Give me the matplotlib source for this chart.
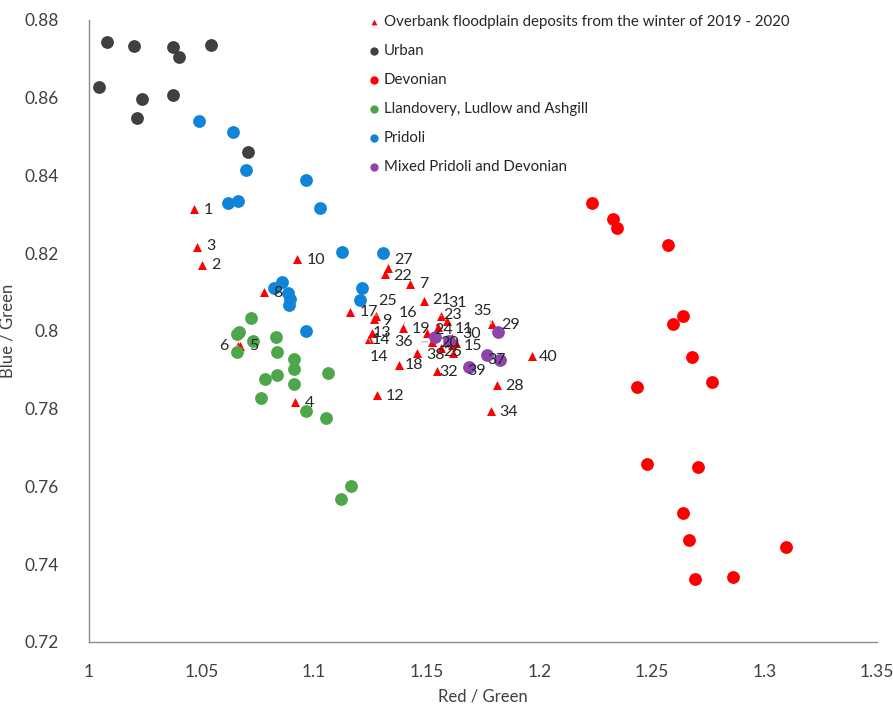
import matplotlib.pyplot as plt
from matplotlib.ticker import FuncFormatter

plt.rcParams['font.family'] = ['Lato', 'DejaVu Sans']

# overbank floodplain deposits (numbered samples)
od_name = ["1", "2", "3", "4", "5", "6", "7", "8", "9", "10",
           "11", "12", "13", "14", "15", "16", "17", "18", "19", "20",
           "21", "22", "23", "24", "25", "26", "27", "28", "29", "30",
           "31", "32", "34", "35", "36", "37", "38", "39", "40"]
od_x = [1.0466, 1.0502, 1.0480, 1.0915, 1.0670, 1.0662, 1.1425, 1.0777, 1.1265, 1.0924,
        1.1612, 1.1279, 1.1256, 1.1243, 1.1616, 1.1394, 1.1159, 1.1376, 1.1501, 1.1563,
        1.1487, 1.1314, 1.1589, 1.1550, 1.1274, 1.1612, 1.1328, 1.1812, 1.1816, 1.1630,
        1.1563, 1.1545, 1.1785, 1.1790, 1.1523, 1.1767, 1.1456, 1.1687, 1.1966]
od_y = [0.8314, 0.8170, 0.8216, 0.7818, 0.7962, 0.7962, 0.8121, 0.8100, 0.8031, 0.8185,
        0.7982, 0.7836, 0.7995, 0.7980, 0.7944, 0.8008, 0.8049, 0.7913, 0.7995, 0.7957,
        0.8077, 0.8147, 0.8025, 0.8010, 0.8039, 0.7964, 0.8162, 0.7861, 0.7999, 0.7970,
        0.8039, 0.7898, 0.7793, 0.8018, 0.7972, 0.7940, 0.7944, 0.7909, 0.7936]

urban_x = [1.0081, 1.0200, 1.0374, 1.0398, 1.0542, 1.0046, 1.0235, 1.0371, 1.0214, 1.0706]
urban_y = [0.8742, 0.8734, 0.8730, 0.8705, 0.8736, 0.8628, 0.8597, 0.8608, 0.8547, 0.8460]

devon_x = [1.2235, 1.2328, 1.2346, 1.2573, 1.2640, 1.2592, 1.2679, 1.2768, 1.2434,
           1.2478, 1.2707, 1.2640, 1.2665, 1.3096, 1.2690, 1.2859]
devon_y = [0.8330, 0.8289, 0.8266, 0.8220, 0.8038, 0.8018, 0.7932, 0.7868, 0.7855,
           0.7658, 0.7649, 0.7533, 0.7462, 0.7445, 0.7362, 0.7367]

llan_x = [1.0720, 1.0656, 1.0668, 1.0728, 1.0656, 1.0829, 1.0837, 1.0910, 1.0910,
          1.0836, 1.0780, 1.0910, 1.0763, 1.1062, 1.0963, 1.1052, 1.1120, 1.1165]
llan_y = [0.8034, 0.7992, 0.7998, 0.7975, 0.7945, 0.7984, 0.7945, 0.7928, 0.7902,
          0.7887, 0.7877, 0.7863, 0.7827, 0.7891, 0.7793, 0.7776, 0.7568, 0.7601]

prid_x = [1.0487, 1.0638, 1.0698, 1.0966, 1.0618, 1.0660, 1.1026, 1.1125, 1.1307,
          1.1213, 1.1205, 1.0823, 1.0857, 1.0882, 1.0894, 1.0888, 1.0966]
prid_y = [0.8540, 0.8511, 0.8414, 0.8389, 0.8329, 0.8334, 0.8317, 0.8204, 0.8201,
          0.8110, 0.8079, 0.8110, 0.8127, 0.8097, 0.8082, 0.8067, 0.8001]

mixed_x = [1.1536, 1.1598, 1.1817, 1.1769, 1.1825, 1.1689]
mixed_y = [0.7984, 0.7975, 0.7998, 0.7938, 0.7924, 0.7908]

# label placement: name -> (dx px, dy px (up), leader line)
lab_pos = {
    "1": (14, -1, 0), "2": (14, 0, 0), "3": (14, 1, 0), "4": (14, -1, 0),
    "5": (14, 0, 0), "6": (-14, 0, 1), "7": (14, 0, 0), "8": (14, -1, 0),
    "9": (13, -2, 0), "10": (19, -1, 0), "11": (12, 9, 0), "12": (18, -1, 0),
    "13": (10, 0, 0), "14": (12, -1, 0), "15": (20, 7, 1), "16": (5, 15, 1),
    "17": (19, 0, 0), "18": (15, 0, 0), "19": (-6, 4, 0), "20": (9, 5, 0),
    "21": (18, 1, 0), "22": (18, -2, 0), "23": (6, 6, 0), "24": (6, -3, 0),
    "25": (12, 15, 1), "26": (1, -7, 0), "27": (16, 8, 1), "28": (18, -1, 0),
    "29": (13, 6, 0), "30": (16, 9, 1), "31": (17, 13, 1), "32": (12, -1, 0),
    "34": (18, -1, 0), "35": (-9, 13, 1), "36": (-28, 0, 1), "37": (10, -6, 0),
    "38": (19, -2, 0), "39": (8, -5, 0), "40": (17, -1, 0),
}

fig = plt.figure(figsize=(8.93, 7.10), dpi=100)
ax = fig.add_axes([0.0997, 0.0958, 0.8823, 0.8762])

ax.scatter(od_x, od_y, marker="^", s=42, color="#ff0000", linewidths=0, zorder=2,
           label="Overbank floodplain deposits from the winter of 2019 - 2020")
ax.scatter(urban_x, urban_y, s=85, color="#404040", linewidths=0, zorder=3, label="Urban")
ax.scatter(devon_x, devon_y, s=85, color="#ff0000", linewidths=0, zorder=3, label="Devonian")
ax.scatter(llan_x, llan_y, s=85, color="#4ea64a", linewidths=0, zorder=3,
           label="Llandovery, Ludlow and Ashgill")
ax.scatter(prid_x, prid_y, s=85, color="#0f84d8", linewidths=0, zorder=3, label="Pridoli")
ax.scatter(mixed_x, mixed_y, s=85, color="#8e44ad", linewidths=0, zorder=3,
           label="Mixed Pridoli and Devonian")

leader = dict(arrowstyle="-", color="#b0b0b0", lw=0.8, shrinkA=4, shrinkB=3)
for name, x, y in zip(od_name, od_x, od_y):
    dx, dy, lead = lab_pos[name]
    ax.annotate(name, (x, y), xytext=(dx, dy), textcoords="offset pixels",
                ha="center", va="center", fontsize=11.5, color="#262626",
                arrowprops=leader if lead else None, zorder=5)
# second "14" label seen below the cluster
ax.annotate("14", (od_x[13], od_y[13]), xytext=(10, -18), textcoords="offset pixels",
            ha="center", va="center", fontsize=11.5, color="#262626",
            arrowprops=leader, zorder=5)

ax.set_xlim(1, 1.35)
ax.set_ylim(0.72, 0.88)
ax.set_xticks([1, 1.05, 1.1, 1.15, 1.2, 1.25, 1.3, 1.35])
ax.set_yticks([0.72, 0.74, 0.76, 0.78, 0.8, 0.82, 0.84, 0.86, 0.88])
ax.xaxis.set_major_formatter(FuncFormatter(lambda v, p: f"{v:g}"))
ax.yaxis.set_major_formatter(FuncFormatter(lambda v, p: f"{v:g}"))
ax.tick_params(axis="x", length=0, labelsize=12.5, colors="#404040", pad=16)
ax.tick_params(axis="y", length=0, labelsize=12.5, colors="#404040", pad=22)
for s in ["top", "right"]:
    ax.spines[s].set_visible(False)
for s in ["left", "bottom"]:
    ax.spines[s].set_color("#8c8c8c")
    ax.spines[s].set_linewidth(1.0)
ax.set_xlabel("Red / Green", fontsize=12, color="#404040", labelpad=6)
ax.set_ylabel("Blue / Green", fontsize=12, color="#404040", labelpad=6)

leg = ax.legend(loc="upper left", bbox_to_anchor=(0.333, 1.03), frameon=False,
                fontsize=10.8, labelspacing=1.0, handletextpad=0.05, markerscale=0.65,
                handlelength=1.2)
for t in leg.get_texts():
    t.set_color("#262626")

fig.savefig("out.png", dpi=100)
· · · · ·
In the listing, find each line with the string "matplotlib" and copy it.

Give me the matplotlib source for this chart.
import matplotlib.pyplot as plt
from matplotlib.ticker import FuncFormatter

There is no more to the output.